There’s also a broader message about error mitigation. The study explicitly identifies static long-range ZZ coupling as the dominant error mechanism in multi-qubit setups and shows how operating in large detuning can suppress it. In a field where a dozen tiny imperfections accumulate into a performance cliff, knowing where to push and where to tune can be as important as the gate design itself. The proposed phase-compensation protocol—an explicit, tunable correction after the drive—epitomizes a practical mindset: build a gate that can absorb and cancel its own errors, rather than expect the hardware to be perfect from the start.

Looking further ahead, the research hints at a roadmap for scaling. If three-qubit gates can be implemented cleanly within fixed-frequency architectures and remain compatible with the all-microwave CZ/CPhase framework, then larger quantum processors could be assembled with fewer moving parts. The gate set expands without requiring new coupler networks or frequency-tuning protocols that can introduce new failure modes. In the language of hardwareers and algorithm designers alike, this is a win for both stability and versatility—the two rails that must run together if quantum computers are ever to ride out the noisy middle era.

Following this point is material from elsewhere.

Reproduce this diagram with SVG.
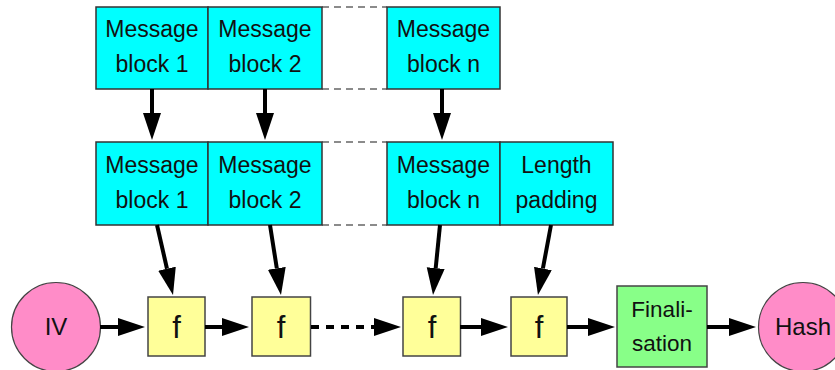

Institutionally, the study is a product of the Beijing ecosystem for quantum information science, with substantial work from the Beijing Key Laboratory of Fault-Tolerant Quantum Computing at the Beijing Academy of Quantum Information Sciences and collaborators at the Beijing National Laboratory for Condensed Matter Physics, Institute of Physics, Chinese Academy of Sciences. The authors list reads like a map of who’s who in that community, with Yun-Hao Shi and Kai Xu as lead authors and Heng Fan serving as senior author. Their collaboration across institutions underscores a broader trend in quantum research: breakthroughs increasingly emerge from tightly knit networks where theory, materials science, and experimental control push in concert. The result is not just a single trick but a modular, scalable strategy that others can adopt, adapt, and improve as quantum hardware marches toward practical computation.